I have received a lot of good feedback on my article about the lawyer being cited for unethical plagiarism for failing to properly attribute his legal briefs. One particularly notable comment was from another lawyer that may have a claim to the toughest lawyer title, Chicago lawyer/boxer Steve Imparl. Steve writes:
“Copying seventeen pages of an article verbatim into a brief without attribution is wrong. Referring to the idea of free speech within a brief, attribution or not, cannot be wrong. Where we draw the line between these two extremes involves considerations or great import. Not the least of these considerations is unfettering ideas for all lawyers to find justice for their clients. Until that line is defined, however, wise lawyers would be well advised to avoid any ambiguity in one’s briefs – to avoid being hoisted thereon.”
You make a lot of interesting points in this blog entry. This last paragraph provides an especially important reminder of the underlying issues at stake.
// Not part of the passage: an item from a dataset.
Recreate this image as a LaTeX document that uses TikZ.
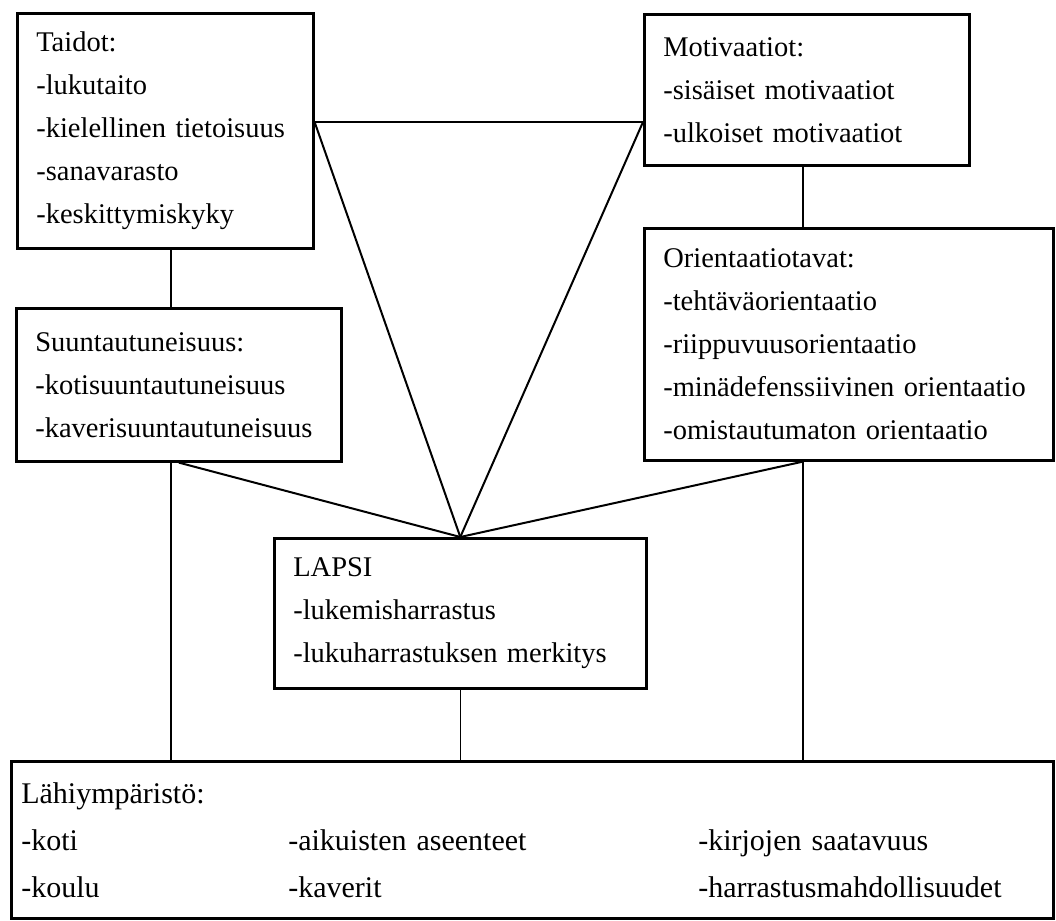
\documentclass[tikz,border=0pt]{standalone}
\usepackage{fontspec}
\setmainfont{Liberation Serif}

\begin{document}
\begin{tikzpicture}[x=1pt,y=-1pt,
		box/.style={draw,line width=2.6pt,anchor=north west,align=left,inner xsep=19pt,inner ysep=0pt,font=\fontsize{28.5}{43}\selectfont},
		link/.style={line width=1.3pt},
		spoke/.style={line width=2pt}]
				\useasboundingbox (0,0) rectangle (1056,920);
				\node[box,text width=258pt,minimum height=235pt] (taidot) at (16,12) {Taidot:\\-lukutaito\\-kielellinen tietoisuus\\-sanavarasto\\-keskittymiskyky};
				\node[box,text width=287pt,minimum height=151pt] (motiv) at (643,13) {Motivaatiot:\\-sisäiset motivaatiot\\-ulkoiset motivaatiot};
				\node[box,text width=287pt,minimum height=153pt] (suunt) at (15,307) {Suuntautuneisuus:\\-kotisuuntautuneisuus\\-kaverisuuntautuneisuus};
				\node[box,text width=371pt,minimum height=232pt] (orient) at (643,227) {Orientaatiotavat:\\-tehtäväorientaatio\\-riippuvuusorientaatio\\-minädefenssiivinen orientaatio\\-omistautumaton orientaatio};
				\node[box,text width=334pt,minimum height=150pt] (lapsi) at (273,537) {LAPSI\\-lukemisharrastus\\-lukuharrastuksen merkitys};
				\node[box,inner xsep=10pt,text width=1022pt,minimum height=157pt,font=\fontsize{30}{47}\selectfont] (lahi) at (10,760) {Lähiympäristö:\\\makebox[267pt][l]{-koti}\makebox[410pt][l]{-aikuisten aseenteet}-kirjojen saatavuus\\\makebox[267pt][l]{-koulu}\makebox[410pt][l]{-kaverit}-harrastusmahdollisuudet\\[-6pt]};
				\coordinate (lcol) at (171,0);
				\coordinate (rcol) at (803,0);
				\coordinate (tline) at (0,122);
				\draw[link] (taidot.south -| lcol) -- (suunt.north -| lcol);
				\draw[link] (suunt.south -| lcol) -- (lahi.north -| lcol);
				\draw[link] (motiv.south -| rcol) -- (orient.north -| rcol);
				\draw[link] (orient.south -| rcol) -- (lahi.north -| rcol);
				\draw[link] (lapsi.south) -- (lahi.north -| lapsi.south);
				\draw[link] (taidot.east |- tline) -- (motiv.west |- tline);
				\draw[spoke] (taidot.east |- tline) -- (lapsi.north);
				\draw[spoke] (motiv.west |- tline) -- (lapsi.north);
				\draw[spoke] (suunt.south) -- (lapsi.north);
				\draw[spoke] (orient.south -| rcol) -- (lapsi.north);
			\end{tikzpicture}
\end{document}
Reading about our hapless colleague, I was struck by an irony in this case. In orders and opinions, judges routinely copy text from the briefs filed in a case, very often with no indication of quotation or attribution. Is that also plagiarism and unethical conduct?
Steve observations are good ones. Where do you stop along this rather slippery slope. “Is that also plagiarism and unethical conduct?” I guess the answer would be do you mean logically, or legally? Logically, under the rule of this case, a court copying excerpt of briefs without attribution would have to be unethical plagiarism. Even more so than a brief.
Legally? I think you would be hard-pressed to find a court willing to issue such a ruling.
The key here is that plagiarism, by definition, requires that you assert someone else’s ideas as your own. Does a brief do that? I never thought it did. A brief is merely a reiteration of the law and the facts. Opinion is to be avoided at all costs. It always seemed to me that briefs were just the opposite of plagiarism. Briefs involve crafting your ideas in the courts’ words.
Now an court opinion is quite a different animal. A court opinion is just that, and opinion. It is the court asserting its ideas about the case. It would seem to me that court opinions claim others ideas as the author’s own, or at least leave that impression. Briefs do anything but.
Personally, I think neither type of filing should be subject to plagiarism claims. If they do not constitute copyright infringement, there should not be an issue. Plagiarism is an academic question, not a legal one. Academic questions should be left to academics, and not lawyers, to draw the lines.
At the very least, if courts wish to crack down on the failure to exhaustively attribute every legal concept, they should start at the bench and work down. Otherwise they truly do risk being hoist by their own petard. But this is merely one man’s opinion.